Chrysler (now DaimlerChrysler) has been the sponsor for ballet at the opera house, which is one reason how they have been able to afford half-empty houses. The recent messages from the general director of the MOT have had strong hints that this largesse may not continue to the same degree.

They have tried ethnic marketing—for Ballet Hispanico, for example, there was much more Spanish spoken in the auditorium than usual. There is a separate organization within the MOT structure for fundraising and support for ballet. Not much has helped to expand the audience. An indication of how bad things are is a comment overheard during the opera “Peter Grimes” last year—an opera, since it was modern, in English and depressing, had very little walk up business. “This is like a ballet house,” someone said, surveying the acres of empty seats.

One problem may be the house itself. The opera house has a seating capacity of 2,700 and anything less than 1,800 seems sparse. Just down the street is the Music Hall, a venerable structure that is a constant state of crisis. It has a very shallow stage, limited backstage facilities, a drab auditorium and an antiquated box office. It often seems to be on the verge of closing (there are three individuals in the arts community here who can truthfully say they “saved” the Music Hall at different times) but sells out several shows for the Dance Theater of Harlem and successfully produces a modern dance series each year.
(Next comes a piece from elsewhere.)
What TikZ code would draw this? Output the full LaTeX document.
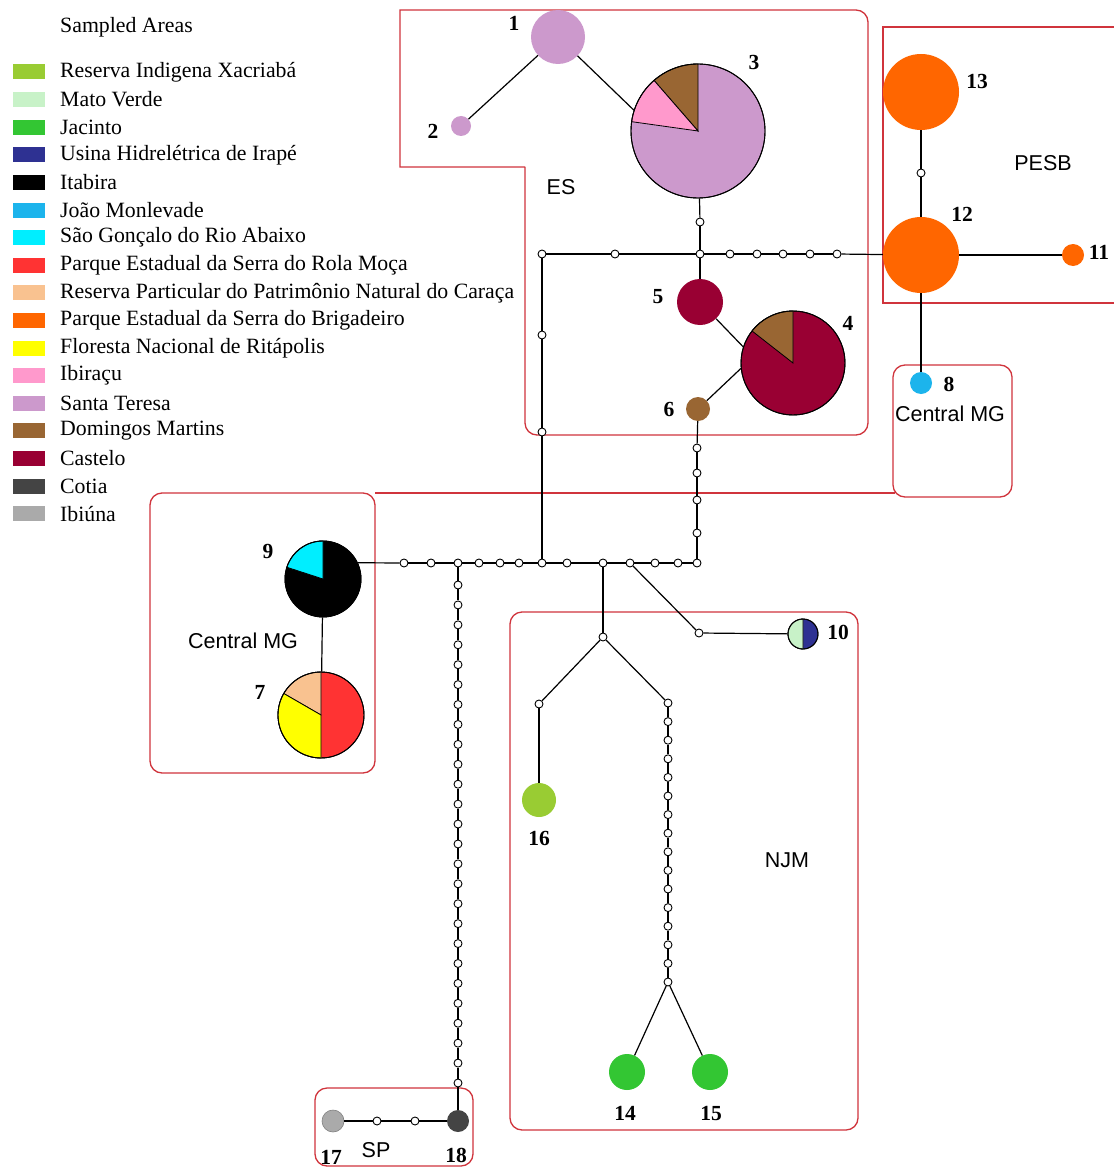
\documentclass[tikz,border=0pt]{standalone}
\usepackage{fontspec}
\setmainfont{Liberation Serif}
\setsansfont{Liberation Sans}
\definecolor{cXac}{HTML}{99CC33}
\definecolor{cMato}{HTML}{C8F2C8}
\definecolor{cJac}{HTML}{33C633}
\definecolor{cIrape}{HTML}{2E3192}
\definecolor{cItab}{HTML}{000000}
\definecolor{cJoao}{HTML}{1CB4EC}
\definecolor{cSaoG}{HTML}{00EEFF}
\definecolor{cRola}{HTML}{FF3333}
\definecolor{cCara}{HTML}{F9C290}
\definecolor{cBrig}{HTML}{FF6600}
\definecolor{cRita}{HTML}{FFFF00}
\definecolor{cIbir}{HTML}{FF99CC}
\definecolor{cSanta}{HTML}{CC99CC}
\definecolor{cDom}{HTML}{996633}
\definecolor{cCast}{HTML}{990033}
\definecolor{cCotia}{HTML}{444444}
\definecolor{cIbiu}{HTML}{AAAAAA}
\definecolor{regred}{HTML}{D0343C}
\newcommand\pieslice[5]{\filldraw[fill=#5, draw=black, line width=0.8pt] (#1.center) -- ++(#2:#4) arc[start angle=#2, end angle=#3, radius=#4] -- cycle;}
\newcommand\pieoutline[2]{\draw[black, line width=0.9pt] (#1.center) circle[radius=#2];}
\begin{document}
\begin{tikzpicture}[x=1pt,y=-1pt,
  mv/.style={circle, draw=black, fill=white, line width=0.9pt, inner sep=0pt, minimum size=8pt},
  hap/.style={circle, inner sep=0pt, minimum size=#1},
  edge/.style={draw=black, line width=1.2pt},
  region/.style={draw=regred, line width=1.3pt},
  num/.style={font=\fontsize{21.5}{22}\selectfont\bfseries, inner sep=0pt},
  area/.style={font=\sffamily\fontsize{21.5}{22}\selectfont, inner sep=0pt},
  leg/.style={font=\fontsize{21.8}{24}\selectfont, inner sep=0pt, anchor=west},
  swatch/.style={minimum width=32pt, minimum height=15pt, inner sep=0pt}
]
\useasboundingbox (0,0) rectangle (1113,1169);
\fill[white] (0,0) rectangle (1113,1169);

% ---------------- regions ----------------
\draw[region] (525,167) -- (400,167) -- (400,10) [rounded corners=12pt] -- (868,10) -- (868,435) -- (525,435) -- (525,300) [sharp corners] -- (525,167);
\draw[region] (1125,27) -- (883,27) -- (883,303) -- (1125,303);
\draw[region, rounded corners=12pt] (893,365) rectangle (1012,497);
\draw[region, rounded corners=12pt] (150,493) rectangle (375,773);
\draw[region] (375,493) -- (895,493);
\draw[region, rounded corners=12pt] (510,612) rectangle (858,1130);
\draw[region, rounded corners=12pt] (315,1088) rectangle (473,1166);

% ---------------- legend ----------------
\node[leg] (legtitle) at (60,27) {Sampled Areas};
\foreach \t/\c [count=\i from 0] in {
  Reserva Indigena Xacriabá/cXac,
  Mato Verde/cMato,
  Jacinto/cJac,
  Usina Hidrelétrica de Irapé/cIrape,
  Itabira/cItab,
  João Monlevade/cJoao,
  São Gonçalo do Rio Abaixo/cSaoG,
  Parque Estadual da Serra do Rola Moça/cRola,
  Reserva Particular do Patrimônio Natural do Caraça/cCara,
  Parque Estadual da Serra do Brigadeiro/cBrig,
  Floresta Nacional de Ritápolis/cRita,
  Ibiraçu/cIbir,
  Santa Teresa/cSanta,
  Domingos Martins/cDom,
  Castelo/cCast,
  Cotia/cCotia,
  Ibiúna/cIbiu}{
  \node[swatch, fill=\c] (sw\i) at (29,{72+27.6*\i}) {};
  \node[leg] (lt\i) at (60,{72+27.6*\i}) {\t};
}

% ---------------- haplotype nodes ----------------
\node[hap=54pt, fill=cSanta] (h1) at (558,37) {};
\node[hap=20pt, fill=cSanta] (h2) at (461,126) {};
\node[hap=134pt, fill=cSanta, draw=black, line width=0.9pt] (h3) at (698,131) {};
\node[hap=104pt, fill=cCast, draw=black, line width=0.9pt] (h4) at (793,363) {};
\node[hap=46pt, fill=cCast] (h5) at (700,302) {};
\node[hap=24pt, fill=cDom] (h6) at (698,409) {};
\node[hap=86pt, fill=cRola, draw=black, line width=0.9pt] (h7) at (321,715) {};
\node[hap=22pt, fill=cJoao] (h8) at (921,383) {};
\node[hap=76pt, fill=cItab, draw=black, line width=0.9pt] (h9) at (323,579) {};
\node[hap=30pt, fill=cIrape, draw=black, line width=0.9pt] (h10) at (803,634) {};
\node[hap=22pt, fill=cBrig] (h11) at (1073,255) {};
\node[hap=76pt, fill=cBrig] (h12) at (921,255) {};
\node[hap=76pt, fill=cBrig] (h13) at (921,92) {};
\node[hap=36pt, fill=cJac] (h14) at (627,1072) {};
\node[hap=36pt, fill=cJac] (h15) at (710,1072) {};
\node[hap=34pt, fill=cXac] (h16) at (539,800) {};
\node[hap=22pt, fill=cIbiu, draw=gray, line width=0.6pt] (h17) at (333,1121) {};
\node[hap=22pt, fill=cCotia] (h18) at (458,1121) {};

% pie slices
\pieslice{h3}{-90}{-131}{67}{cDom}
\pieslice{h3}{-131}{-172}{67}{cIbir}
\pieoutline{h3}{67}
\pieslice{h4}{-90}{-142}{52}{cDom}
\pieoutline{h4}{52}
\pieslice{h9}{-90}{-162}{38}{cSaoG}
\pieoutline{h9}{38}
\pieslice{h7}{-90}{-150}{43}{cCara}
\pieslice{h7}{-150}{-270}{43}{cRita}
\pieoutline{h7}{43}
\pieslice{h10}{-90}{-270}{15}{cMato}
\pieoutline{h10}{15}

% ---------------- median vectors ----------------
\node[mv] (m1) at (700,222) {};
\node[mv] (j1) at (700,254) {};
\node[mv] (c1) at (542,254) {};
\node[mv] (q1) at (615,254) {};
\foreach \x [count=\i] in {730,757,783,810,837} \node[mv] (r\i) at (\x,254) {};
\node[mv] (v1) at (542,335) {};
\node[mv] (v2) at (542,432) {};
\node[mv] (m13) at (921,173) {};
\foreach \x [count=\i] in {404,431,458,479,500,519,542,567,603,630,655,678,697} \node[mv] (u\i) at (\x,563) {};
\foreach \y [count=\i] in {533,500,473,448} \node[mv] (w\i) at (697,\y) {};
\foreach \i in {1,...,26} \node[mv] (s\i) at (458,{585+19.92*(\i-1)}) {};
\node[mv] (p2) at (415,1121) {};
\node[mv] (p1) at (377,1121) {};
\node[mv] (n1) at (603,637) {};
\node[mv] (n2) at (539,704) {};
\foreach \i in {1,...,16} \node[mv] (k\i) at (668,{703+18.6*(\i-1)}) {};
\node[mv] (t1) at (699,633) {};

% ---------------- connectors ----------------
\draw[edge] (h1) -- (h2);
\draw[edge] (h1) -- (h3.162);
\draw[edge] (h3) -- (m1);
\draw[edge] (m1) -- (j1);
\draw[edge] (j1) -- (h5);
\draw[edge] (h5) -- (h4.162);
\draw[edge] (h6) -- (h4.186);
\draw[edge] (c1) -- (q1);
\draw[edge] (q1) -- (j1);
\draw[edge] (j1) -- (r1);
\draw[edge] (r1) -- (r2);
\draw[edge] (r2) -- (r3);
\draw[edge] (r3) -- (r4);
\draw[edge] (r4) -- (r5);
\draw[edge] (r5) -- (h12);
\draw[edge] (c1) -- (v1);
\draw[edge] (v1) -- (v2);
\draw[edge] (v2) -- (u7);
\draw[edge] (h13) -- (m13);
\draw[edge] (m13) -- (h12);
\draw[edge] (h12) -- (h11);
\draw[edge] (h12) -- (h8);
\draw[edge] (h9.25) -- (u1);
\foreach \i [evaluate=\i as \p using int(\i-1)] in {2,...,13} \draw[edge] (u\p) -- (u\i);
\draw[edge] (u13) -- (w1);
\draw[edge] (w1) -- (w2);
\draw[edge] (w2) -- (w3);
\draw[edge] (w3) -- (w4);
\draw[edge] (w4) -- (h6);
\draw[edge] (h9) -- (h7);
\draw[edge] (u3) -- (s1);
\foreach \i [evaluate=\i as \p using int(\i-1)] in {2,...,26} \draw[edge] (s\p) -- (s\i);
\draw[edge] (s26) -- (h18);
\draw[edge] (h18) -- (p2);
\draw[edge] (p2) -- (p1);
\draw[edge] (p1) -- (h17);
\draw[edge] (u9) -- (n1);
\draw[edge] (n1) -- (n2);
\draw[edge] (n2) -- (h16);
\draw[edge] (n1) -- (k1);
\foreach \i [evaluate=\i as \p using int(\i-1)] in {2,...,16} \draw[edge] (k\p) -- (k\i);
\draw[edge] (k16) -- (h14);
\draw[edge] (k16) -- (h15);
\draw[edge] (u10) -- (t1);
\draw[edge] (t1) -- (h10);

% ---------------- labels ----------------
\node[num] (l1) at (514,23) {1};
\node[num] (l2) at (433,131) {2};
\node[num] (l3) at (754,62) {3};
\node[num] (l4) at (848,323) {4};
\node[num] (l5) at (658,297) {5};
\node[num] (l6) at (669,409) {6};
\node[num] (l7) at (260,692) {7};
\node[num] (l8) at (949,384) {8};
\node[num] (l9) at (268,551) {9};
\node[num] (l10) at (838,632) {10};
\node[num] (l11) at (1099,252) {11};
\node[num] (l12) at (962,214) {12};
\node[num] (l13) at (977,81) {13};
\node[num] (l14) at (625,1113) {14};
\node[num] (l15) at (711,1113) {15};
\node[num] (l16) at (539,838) {16};
\node[num] (l17) at (331,1157) {17};
\node[num] (l18) at (456,1155) {18};

\node[area] (aES) at (561,187) {ES};
\node[area] (aPESB) at (1043,163) {PESB};
\node[area] (aCMG1) at (950,414) {Central MG};
\node[area] (aCMG2) at (243,641) {Central MG};
\node[area] (aNJM) at (787,860) {NJM};
\node[area] (aSP) at (376,1150) {SP};
\end{tikzpicture}
\end{document}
The audience for DTH performances I have attended there, generally at least two per five or six show season, has been significantly African American. There are good reasons for this. Dance Theater of Harlem is as much a cultural as artistic event in Detroit. Some artists, sponsored by a local utility, are in town early doing outreach in high schools and community centers. This shows up in press coverage beyond the usual arts section article. The Music Hall itself is a familiar destination to black audience members—it has a well-attended jazz series and plays host to some comedians who draw African Americans.

So if things continue as they are—or, more likely get worse—the only professional ballet in Motown in the near future may be due to the efforts of the Music Hall and the African American residents of Detroit.